# Data segment:
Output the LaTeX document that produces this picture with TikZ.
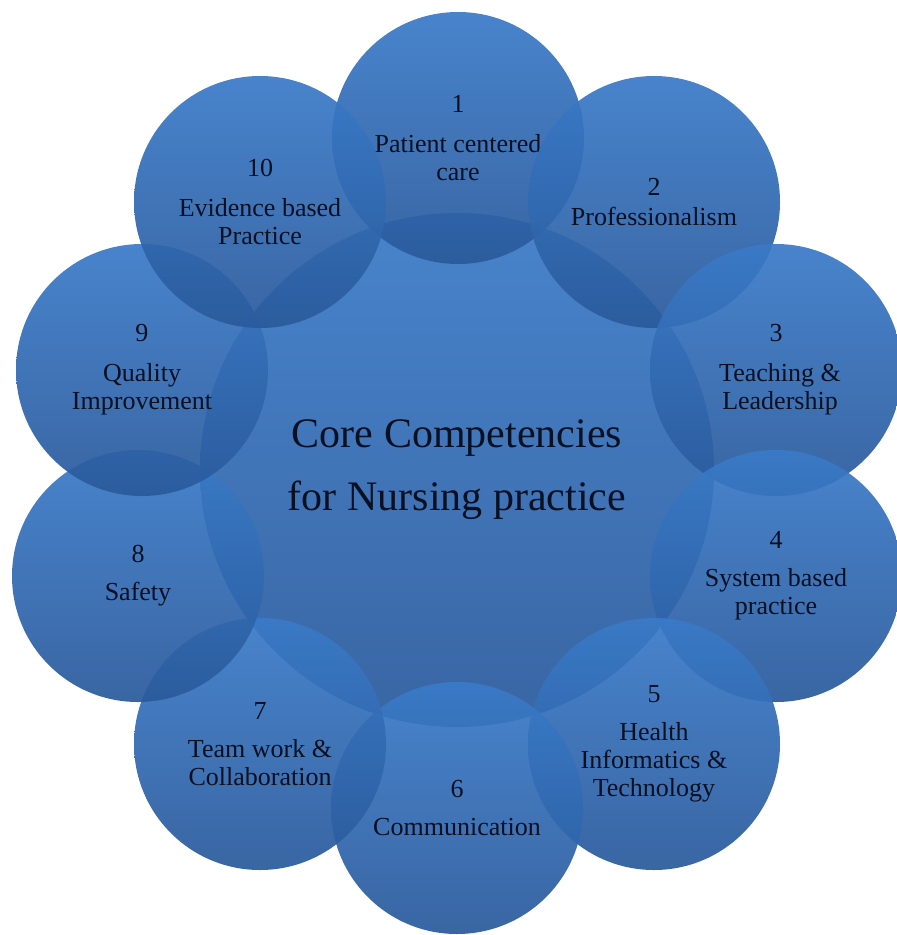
\documentclass[tikz,border=0pt]{standalone}
\usepackage{fontspec}
\setmainfont{Liberation Serif}
\usepackage{tikz}
\usetikzlibrary{positioning}
\usepackage{xcolor}
\definecolor{ringtop}{RGB}{58,122,200}
\definecolor{ringbot}{RGB}{42,90,156}
\definecolor{ink}{RGB}{8,16,34}

\begin{document}
\begin{tikzpicture}[x=1pt,y=-1pt,
        bubble/.style={circle,minimum size=252pt,inner sep=0pt,top color=ringtop,bottom color=ringbot,
            fill opacity=0.93,text opacity=1,text=ink,align=center,font=\fontsize{26}{28}\selectfont},
        hub/.style={bubble,minimum size=514pt,font=\fontsize{42}{63}\selectfont}]
            \useasboundingbox (0,0) rectangle (897,935);
            \node [hub] (core) at (457,470) {Core Competencies\\for Nursing practice};

            \node [bubble] (care) at (458,138) {1\\[12pt]Patient centered\\care};
            \node [bubble] (prof) at (654,202) {2\\[2pt]Professionalism};
            \node [bubble] (teach) at (776,370) {3\\[12pt]\hspace*{8pt}Teaching \&\\\hspace*{8pt}Leadership};
            \node [bubble] (system) at (776,576) {4\\[10pt]System based\\practice};
            \node [bubble] (health) at (654,744) {5\\[10pt]Health\\Informatics \&\\Technology};
            \node [bubble] (comm) at (457,808) {6\\[10pt]Communication};
            \node [bubble] (team) at (260,744) {7\\[10pt]Team work \&\\Collaboration};
            \node [bubble] (safety) at (138,576) {8\\[10pt]Safety};
            \node [bubble] (quality) at (142,370) {9\\[12pt]Quality\\Improvement};
            \node [bubble] (evidence) at (260,202) {10\\[12pt]Evidence based\\Practice};
        \end{tikzpicture}
\end{document}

# Set problem:
Leave out the pictures and restate, word for word, the lines from the top of the data through the line containing "[hub] (core) at", both included.

# Task output:
Output the LaTeX document that produces this picture with TikZ.
\documentclass[tikz,border=0pt]{standalone}
\usepackage{fontspec}
\setmainfont{Liberation Serif}
\usepackage{tikz}
\usetikzlibrary{positioning}
\usepackage{xcolor}
\definecolor{ringtop}{RGB}{58,122,200}
\definecolor{ringbot}{RGB}{42,90,156}
\definecolor{ink}{RGB}{8,16,34}

\begin{document}
\begin{tikzpicture}[x=1pt,y=-1pt,
        bubble/.style={circle,minimum size=252pt,inner sep=0pt,top color=ringtop,bottom color=ringbot,
            fill opacity=0.93,text opacity=1,text=ink,align=center,font=\fontsize{26}{28}\selectfont},
        hub/.style={bubble,minimum size=514pt,font=\fontsize{42}{63}\selectfont}]
            \useasboundingbox (0,0) rectangle (897,935);
            \node [hub] (core) at (457,470) {Core Competencies\\for Nursing practice};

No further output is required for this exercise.